Seventeen-year-old Lyle Toombs’ own little issues included an absent father he hadn’t seen in eight years and Dec. 8 was his father’s birthday. “My dad was not picking up my phone calls,” a fact that had already cast a pall on the afternoon.
Lyle says he and his friends were walking past the construction site when they spotted the fresh cement and decided to anoint it. The idea wasn’t his, he says, and he didn’t participate. But there is almost an air of fatalism in his telling of the story, as if a permanent pall were parked over his life.
But what followed had to be a distinct surprise.
“Steve was not angry,” recalled Lyle recently. “He asked me how I was doing, he asked me if I damaged his concrete. He seemed like he wanted to help when he heard about my problems with my dad.”
Ledson questioned Lyle, not about the sidewalk but about his life. “He gave me his business card and told me to call him if I was interested. He told me he could change my life. There’s not a lot of opportunities that happen like that.”
Lyle went home to the slightly-crowded home he shares with his mother, his brother and his grandmother. His grandmother was resting in bed and he showed her Ledson’s card. “Ledson?” she said. “Steve Ledson? I used to drink his wine.”
Lyle’s grandmother was adamant he should call Ledson back. So the next day he did. “I was anxious to call him,” Lyle reflects, “I’m glad I did.”
What began as a chance encounter has evolved into a relationship. “He’s been a mentor, he’s been a friend, and my employer,” Lyle explained. “He has a smile for me, he has advice, he has jobs.”
So far Ledson has paid Lyle to work in his vineyard gathering canes after the vines were trimmed, and he’s worked in the kitchen at the Ledson hotel where, among other things, he learned how to make a “Spanish-style Caesar salad.”
He’s also gotten to explore the Castle, Ledson’s imposing manor house winery on Highway 12, and he meets with Ledson periodically to absorb some of his mentor’s philosophy. What does Ledson teach young Lyle?
“My philosophy,” Ledson explains, “is that you can’t really push anybody. You push, they’ll push back. I don’t push because I don’t like anybody pushing me.”
Ledson likes to talk about his own father who, unlike Lyle’s, was very present in his life.
“My dad would teach by example, and I try to take that approach with Lyle. I explain to him that there are a couple things that are key to my success. First, I ask myself what would be the worst outcome of any action. If I’m not a hundred percent happy with it, I just don’t do it. Second is perception. Your perceptions of what you think is going to happen determine your reactions. And your actions take you where you want to go. The mind is a powerful thing. Focus on what you want and you can make it happen.”
Listening to this positive-thinking sermon you half expect Lyle, who seems to have a normal 17-year-old’s natural cynicism, to wriggle uncomfortably. But he seems to soak it up, in part because it’s hard to argue with Ledson’s success.
Lyle has ambitions, if not the finished tools to realize them yet.
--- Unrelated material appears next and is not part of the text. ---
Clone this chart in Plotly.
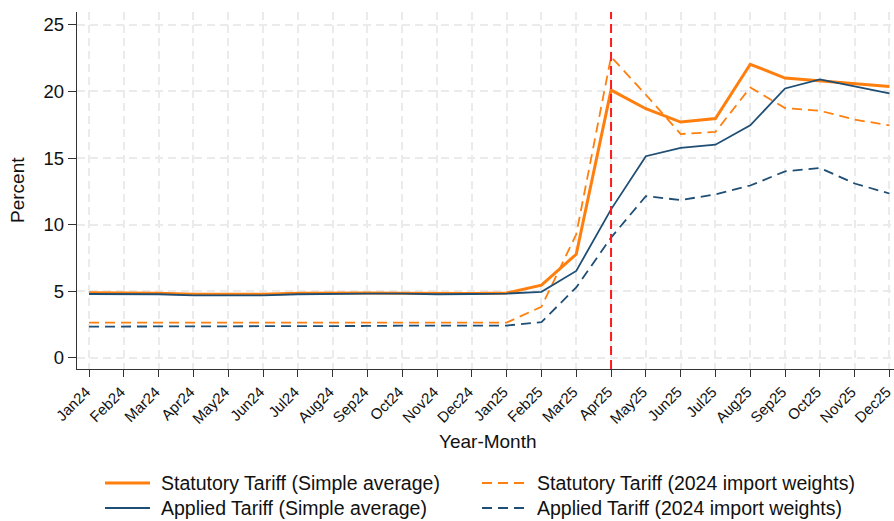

He is, he says, “excellent on computers, digital arts, making music, websites.”
After he graduates from Creekside High School next December, Lyle wants to start a career. Besides computers, Lyle says he’s attracted to law enforcement.
Ledson is hopeful Lyle is learning some valuable lessons on life as they hang out together. “He listens,” Ledson says, “I see him making changes. I enjoy this time. I like to see people do well.”
And Lyle holds like a precious object a recent experience that may have helped shift the angle of his perception of life. “One night I got into an argument with my grandmother,” Lyle explains. “Usually I’m the one to escalate the issue. But this time I said, ‘You know what grandmother, I love you and I’m going to take a walk and think about things.’ And I did that and it calmed me down.”
The story makes Ledson smile. And while he’s careful not to push Lyle, he’s hoping his example – a chance encounter that is leading to a positive shift in a young man’s life – can somehow be duplicated by his example.
“Each one of us can only do so much,” Ledson observes, “but if I can teach Lyle, and he can reach others, then maybe we have started something.”